L’article 3 de la loi n° 2005-296 du 31 mars 2005 portant réforme de l’organisation du temps de travail dans l’entreprise a apporté une première réponse à cette difficulté en instituant, à l’article L. 212-6-1 du code du travail, un régime d’« heures choisies » pouvant être effectuées au-delà du contingent d’heures supplémentaires, à l’initiative du salarié et en accord avec l’employeur.

Plus de deux ans après l’entrée en vigueur de cette loi, force est de constater qu’elle n’a pu porter tous ses fruits. En effet, la mise en œuvre des heures choisies est subordonnée à la conclusion d’un accord collectif de branche ou d’entreprise : dans les faits, les accords de branche sont rares, mais concernent des secteurs importants (promotion-construction, tracteurs, métallurgie, assainissement et maintenance industrielle) ; de plus, les petites entreprises, souvent dépourvues de représentation syndicale pour négocier, se trouvent de ce fait dans l’impossibilité pratique de recourir aux heures choisies.

L’article 1er propose donc d’expérimenter un régime semblable à celui des heures choisies, pouvant être mis en place à l’initiative du salarié, en accord avec son employeur, dans l’attente de la conclusion d’un accord collectif de travail sur les heures choisies. Ce régime ne peut être mis en œuvre si les représentants du personnel s’y opposent.

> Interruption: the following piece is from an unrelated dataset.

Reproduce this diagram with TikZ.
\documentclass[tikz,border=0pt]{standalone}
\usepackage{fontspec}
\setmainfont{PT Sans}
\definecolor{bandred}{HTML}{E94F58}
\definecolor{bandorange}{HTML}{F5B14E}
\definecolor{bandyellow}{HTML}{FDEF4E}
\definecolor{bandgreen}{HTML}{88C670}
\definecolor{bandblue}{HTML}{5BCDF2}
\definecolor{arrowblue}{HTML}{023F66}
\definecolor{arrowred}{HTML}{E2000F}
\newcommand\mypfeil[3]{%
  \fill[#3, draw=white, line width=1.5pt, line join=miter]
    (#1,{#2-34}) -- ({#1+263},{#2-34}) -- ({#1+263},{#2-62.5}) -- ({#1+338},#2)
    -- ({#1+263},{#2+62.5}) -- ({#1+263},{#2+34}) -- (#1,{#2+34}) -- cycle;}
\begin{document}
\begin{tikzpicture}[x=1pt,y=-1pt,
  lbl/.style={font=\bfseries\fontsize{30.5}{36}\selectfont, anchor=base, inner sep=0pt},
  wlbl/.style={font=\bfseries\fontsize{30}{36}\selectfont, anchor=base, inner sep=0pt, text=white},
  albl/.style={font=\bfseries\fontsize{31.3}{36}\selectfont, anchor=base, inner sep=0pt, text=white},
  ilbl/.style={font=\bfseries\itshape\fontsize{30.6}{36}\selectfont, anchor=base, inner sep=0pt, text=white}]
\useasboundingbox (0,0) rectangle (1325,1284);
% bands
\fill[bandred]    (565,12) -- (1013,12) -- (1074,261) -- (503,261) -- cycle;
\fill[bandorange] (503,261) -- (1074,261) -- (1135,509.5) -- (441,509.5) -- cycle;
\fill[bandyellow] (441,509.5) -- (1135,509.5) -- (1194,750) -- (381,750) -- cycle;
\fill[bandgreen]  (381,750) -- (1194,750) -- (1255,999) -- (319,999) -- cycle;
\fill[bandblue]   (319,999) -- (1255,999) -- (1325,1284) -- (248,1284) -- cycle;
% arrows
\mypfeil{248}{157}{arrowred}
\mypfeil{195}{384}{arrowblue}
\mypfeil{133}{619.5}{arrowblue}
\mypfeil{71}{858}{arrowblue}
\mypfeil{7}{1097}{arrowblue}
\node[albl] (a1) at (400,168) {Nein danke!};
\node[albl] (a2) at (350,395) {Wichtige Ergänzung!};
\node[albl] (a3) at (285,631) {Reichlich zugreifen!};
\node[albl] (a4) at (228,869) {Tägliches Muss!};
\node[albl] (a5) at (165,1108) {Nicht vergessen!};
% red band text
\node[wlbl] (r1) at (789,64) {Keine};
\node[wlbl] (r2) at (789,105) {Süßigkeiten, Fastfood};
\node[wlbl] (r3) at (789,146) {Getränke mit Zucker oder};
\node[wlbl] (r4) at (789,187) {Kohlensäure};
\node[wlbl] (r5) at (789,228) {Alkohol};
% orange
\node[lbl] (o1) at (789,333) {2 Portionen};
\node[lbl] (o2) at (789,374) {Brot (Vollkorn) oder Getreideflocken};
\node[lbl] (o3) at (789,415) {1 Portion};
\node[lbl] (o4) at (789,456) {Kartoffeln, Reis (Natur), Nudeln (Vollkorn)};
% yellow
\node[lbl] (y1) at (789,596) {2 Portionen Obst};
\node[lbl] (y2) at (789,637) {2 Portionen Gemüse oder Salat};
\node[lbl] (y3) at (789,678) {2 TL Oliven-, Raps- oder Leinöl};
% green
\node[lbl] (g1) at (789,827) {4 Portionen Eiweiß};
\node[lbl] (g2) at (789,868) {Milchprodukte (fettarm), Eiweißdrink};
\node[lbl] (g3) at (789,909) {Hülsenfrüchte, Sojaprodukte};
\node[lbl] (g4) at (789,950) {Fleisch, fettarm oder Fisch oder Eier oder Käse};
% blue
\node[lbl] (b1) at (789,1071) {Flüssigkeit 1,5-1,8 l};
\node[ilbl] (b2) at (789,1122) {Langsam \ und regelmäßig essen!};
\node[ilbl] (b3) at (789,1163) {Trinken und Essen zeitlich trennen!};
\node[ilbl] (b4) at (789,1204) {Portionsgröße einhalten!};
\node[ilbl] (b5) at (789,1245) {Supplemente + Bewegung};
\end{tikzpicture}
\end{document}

Un certain nombre de garanties encadrent la procédure : les conditions de réalisation de ces heures et, le cas échéant, les contreparties auxquelles elles donnent lieu, sont fixées par écrit entre l’employeur et le salarié ; leur rémunération doit être au moins égale à celle des heures supplémentaires telle qu’elle s’applique dans l’entreprise ; le nombre de ces heures ne peut porter la durée du travail au-delà de la limite résultant de l’application du contingent légal d’heures supplémentaires ; les règles relatives aux durées maximales hebdomadaires du travail doivent être respectées ; naturellement, le régime d’exonérations fiscales et sociales établi par la loi en faveur du travail, de l’emploi et du pouvoir d’achat prévaut.

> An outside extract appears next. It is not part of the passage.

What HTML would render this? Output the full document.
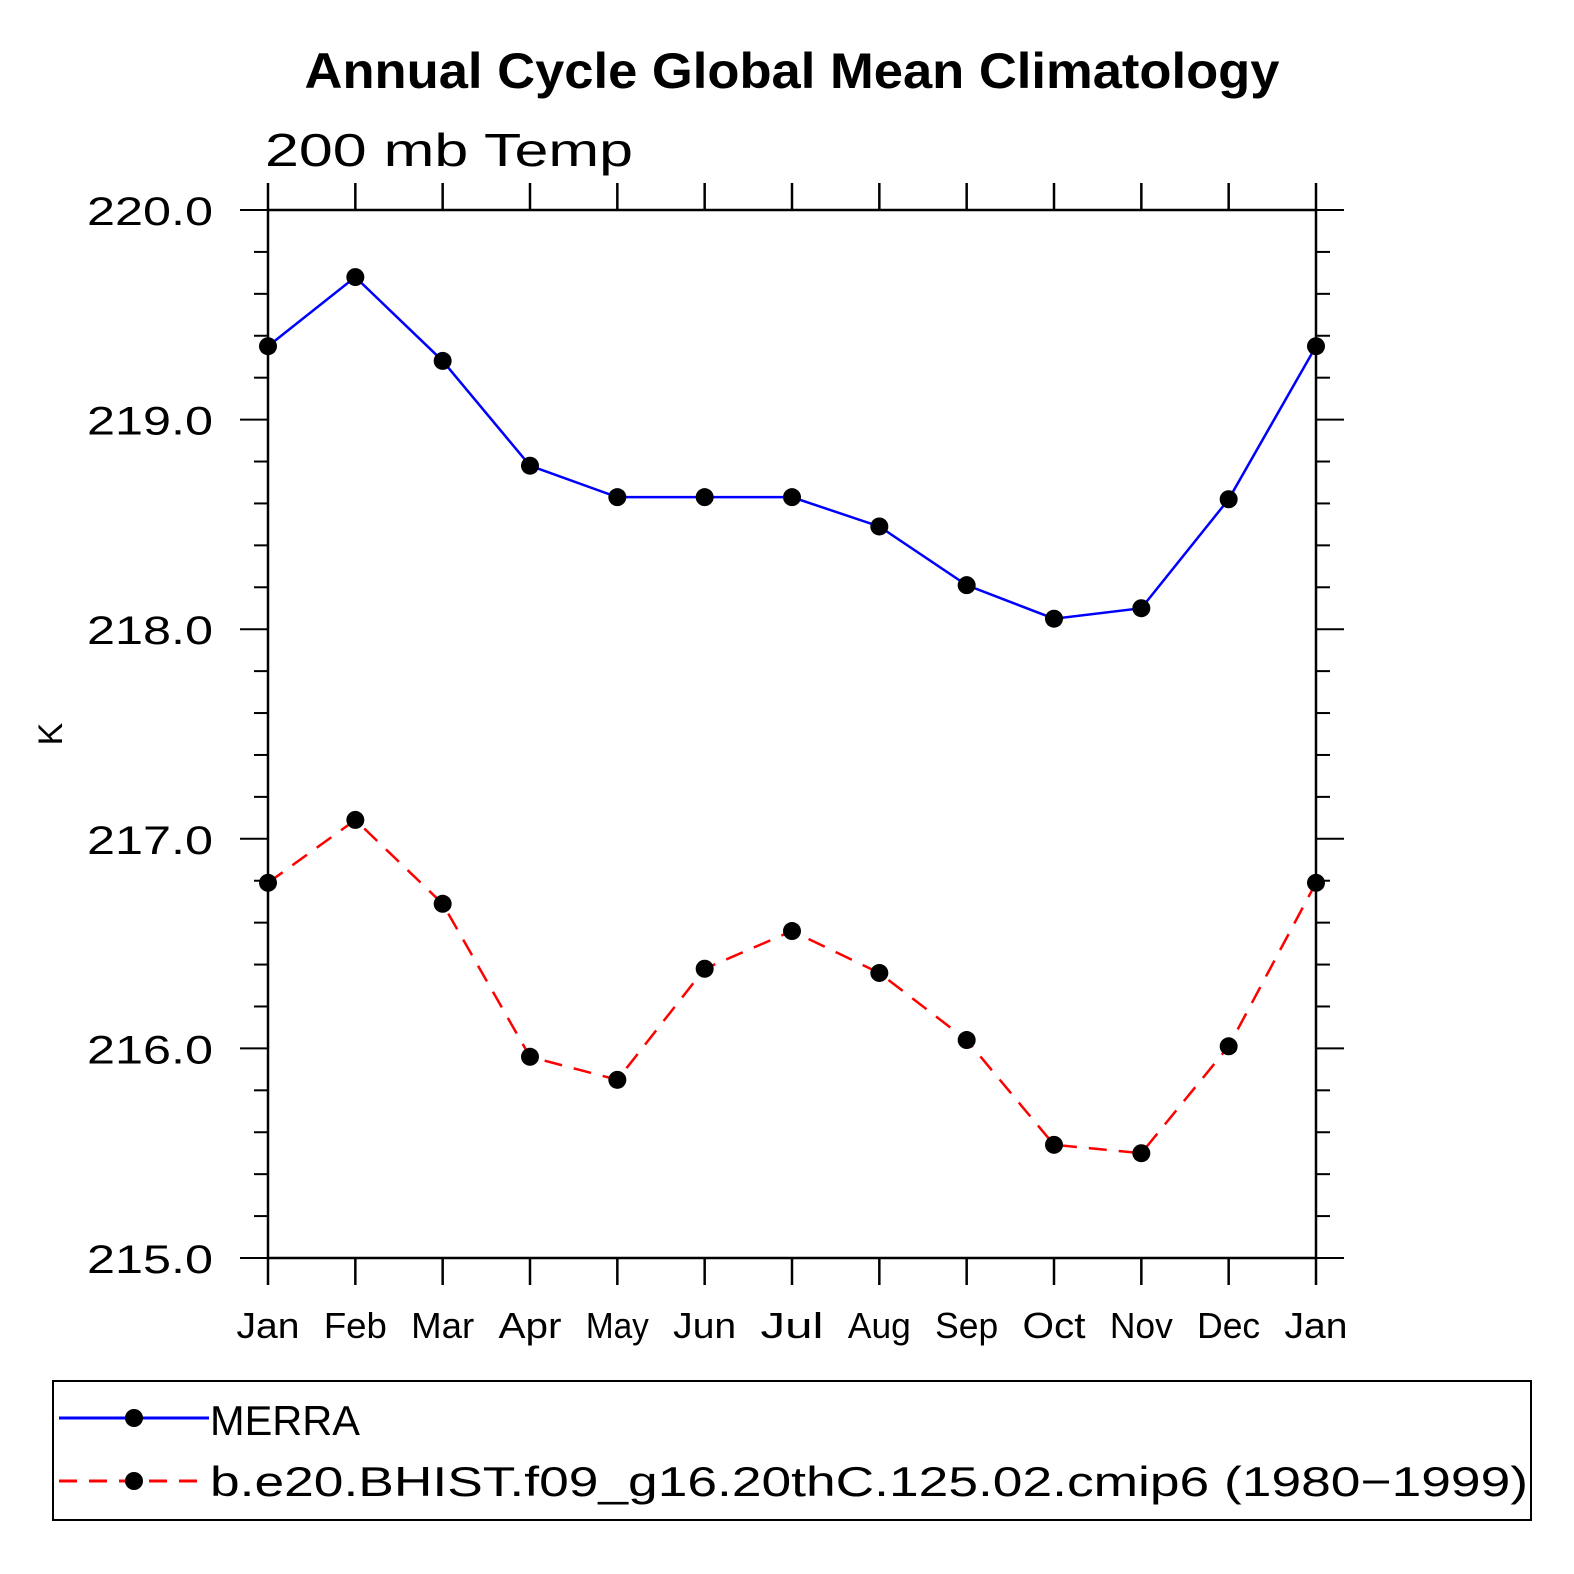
<!DOCTYPE html>
<html><head><meta charset="utf-8"><style>
body{margin:0;background:#fff;}
svg{display:block;font-family:"Liberation Sans",sans-serif;}
</style></head><body>
<svg id="chart" width="1574" height="1574" viewBox="0 0 1574 1574" xmlns="http://www.w3.org/2000/svg">
<text x="792" y="88" text-anchor="middle" font-size="50" font-weight="bold" textLength="975" lengthAdjust="spacingAndGlyphs">Annual Cycle Global Mean Climatology</text>
<text x="265" y="166" font-size="46" textLength="368" lengthAdjust="spacingAndGlyphs">200 mb Temp</text>
<text transform="translate(62,734) rotate(-90)" text-anchor="middle" font-size="34">K</text>
<g id="axes"></g>
<g id="series"></g>
<g>
<rect x="53" y="1381" width="1478" height="139" fill="none" stroke="#000" stroke-width="2"/>
<line x1="59" y1="1418" x2="209" y2="1418" stroke="#00f" stroke-width="3"/>
<circle cx="134" cy="1418" r="9"/>
<text x="210" y="1435" font-size="42" textLength="150" lengthAdjust="spacingAndGlyphs">MERRA</text>
<line x1="59" y1="1481" x2="209" y2="1481" stroke="#f00" stroke-width="3" stroke-dasharray="18,12"/>
<circle cx="134" cy="1481" r="9"/>
<text x="210" y="1496" font-size="42" textLength="1318" lengthAdjust="spacingAndGlyphs">b.e20.BHIST.f09_g16.20thC.125.02.cmip6 (1980−1999)</text>
</g>
</svg>
<script>
const months = ["Jan","Feb","Mar","Apr","May","Jun","Jul","Aug","Sep","Oct","Nov","Dec","Jan"];
const merra = [219.35,219.68,219.28,218.78,218.63,218.63,218.63,218.49,218.21,218.05,218.10,218.62,219.35];
const model = [216.79,217.09,216.69,215.96,215.85,216.38,216.56,216.36,216.04,215.54,215.50,216.01,216.79];
const yTicks = [215,216,217,218,219,220];
const yTickLabels = ["215.0","216.0","217.0","218.0","219.0","220.0"];

const NS="http://www.w3.org/2000/svg";
const X0=268,X1=1316,Y0=210,Y1=1258,YMIN=215,YMAX=220;
const xs=i=>X0+(X1-X0)*i/(months.length-1);
const ys=v=>Y1-(v-YMIN)/(YMAX-YMIN)*(Y1-Y0);
function mk(tag,attrs,parent){const e=document.createElementNS(NS,tag);for(const k in attrs)e.setAttribute(k,attrs[k]);parent.appendChild(e);return e;}
const ax=document.getElementById('axes');
const frame=mk('rect',{x:X0,y:Y0,width:X1-X0,height:Y1-Y0,fill:'none',stroke:'#000','stroke-width':2.5},ax);


months.forEach((m,i)=>{
  const x=xs(i);
  const t1=mk('line',{x1:x,y1:Y0,x2:x,y2:Y0-27,stroke:'#000','stroke-width':2.5},ax);
  
  
  const t2=mk('line',{x1:x,y1:Y1,x2:x,y2:Y1+27,stroke:'#000','stroke-width':2.5},ax);
  
  
  const l=mk('text',{x:x,y:1338,'text-anchor':'middle','font-size':36,textLength:(m.length*21),lengthAdjust:'spacingAndGlyphs'},ax);
  l.textContent=m;
  
  
});
for(let v=YMIN;v<=YMAX+1e-9;v+=0.2){
  const y=ys(v);const major=Math.abs(v-Math.round(v))<1e-6;const len=major?28:14;
  const a=mk('line',{x1:X0,y1:y,x2:X0-len,y2:y,stroke:'#000','stroke-width':2},ax);
  
  
  const b=mk('line',{x1:X1,y1:y,x2:X1+len,y2:y,stroke:'#000','stroke-width':2},ax);
  
  
}
yTicks.forEach((v,i)=>{
  const l=mk('text',{x:87,y:ys(v)+15,'font-size':40,textLength:126,lengthAdjust:'spacingAndGlyphs'},ax);
  l.textContent=yTickLabels[i];
  
  
});
const sg=document.getElementById('series');
function series(vals,color,dash,name){
  const p=mk('polyline',{points:vals.map((v,i)=>xs(i)+','+ys(v)).join(' '),fill:'none',stroke:color,'stroke-width':2.5},sg);
  if(dash)p.setAttribute('stroke-dasharray',dash);
  
  
  vals.forEach((v,i)=>{
    const c=mk('circle',{cx:xs(i),cy:ys(v),r:9,fill:'#000'},sg);
    
    
  });
}
series(merra,'#00f',null,'merra');
series(model,'#f00','18,12','model');
</script>
</body></html>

Un bilan de cette expérimentation, établie pour une durée limitée à deux ans à compter du 1er janvier 2008, est prévu avant le 31 décembre 2009.

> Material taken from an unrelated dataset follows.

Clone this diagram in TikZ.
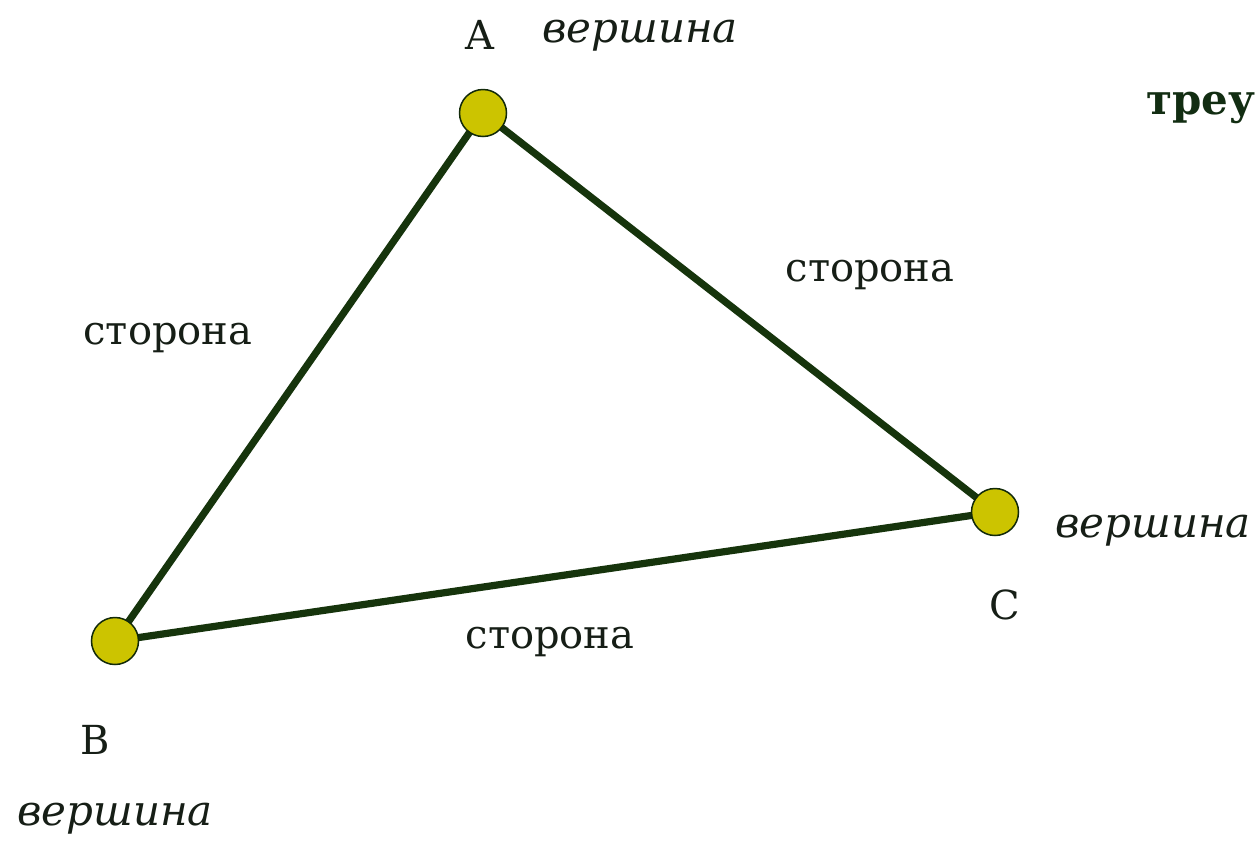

L’article 2 gage cette proposition de loi pour répondre aux contraintes formelles résultant de l’application de l’article 40 de la Constitution. D’un point de vue économique, l’adoption de ce dispositif n’aura toutefois pas pour effet de peser sur les ressources publiques puisqu’il rendra possible la réalisation d’heures de travail qui ne sont, aujourd’hui, pas réalisées et qui généreront, au contraire, un produit fiscal et social supplémentaire.

PROPOSITION DE LOI

Article 1er

À titre expérimental, et pour une durée de deux ans à compter du 1er janvier 2008, dans l’attente d’une convention ou d’un accord collectif de travail conclu en application de l’article L. 212-6-1 du code du travail ou L. 713-11-1 du code rural, en l’absence d’opposition du comité d’entreprise ou, à défaut, des délégués du personnel, le salarié qui le souhaite peut, en accord avec son employeur, effectuer des heures de travail au-delà du contingent d’heures supplémentaires applicable dans l’entreprise ou dans l’établissement en vertu du deuxième alinéa de l’article L. 212-6 du code du travail ou du deuxième alinéa de l’article L. 713-11 du code rural.

Cette possibilité n’est ouverte que si le contingent visé à l’alinéa précédent est inférieur au contingent fixé par le décret prévu au premier alinéa de l’article L. 212-6 du code du travail ou au premier alinéa de l’article L. 713-11 du code rural. Ces heures ne peuvent être réalisées au-delà du contingent fixé par le décret prévu au premier alinéa de l’article L. 212-6 du code du travail ou au premier alinéa de l’article L. 713-11 du code rural.

Le taux de la majoration ne peut être inférieur au taux applicable pour la rémunération des heures supplémentaires dans l’entreprise ou l’établissement conformément au I de l’article L. 212-5 du code du travail ou au I de l’article L. 713-6 du code rural.

Les I à IX, XII et XIII de l’article 1er de la loi n° 2007-1223 du 21 août 2007 en faveur du travail, de l’emploi et du pouvoir d’achat s’appliquent aux rémunérations accordées au titre des heures ainsi réalisées.

Les dispositions de l’article L. 212-5-1 et du premier alinéa de l’article L. 212-7 du code du travail, ainsi que celles des articles L. 713-9 et L. 713-12 du code rural, ne sont pas applicables.

Le nombre de ces heures ne peut avoir pour effet de porter la durée hebdomadaire du travail au-delà des limites définies au deuxième alinéa de l’article L. 212-7 du code du travail ou au premier alinéa de l’article L. 713-13 du code rural.

Cette expérimentation fait l’objet d’un bilan avant le 31 décembre 2009.

Article 2

I. – Les pertes de recettes pour les régimes de sécurité sociale sont compensées, à due concurrence, par la création d’une taxe additionnelle aux droits visés aux articles 575 et 575 A du code général des impôts.

II. – Les pertes de recettes pour l’État sont compensées, à due concurrence, par la création d’une taxe additionnelle aux droits visés aux articles 575 et 575 A du code général des impôts.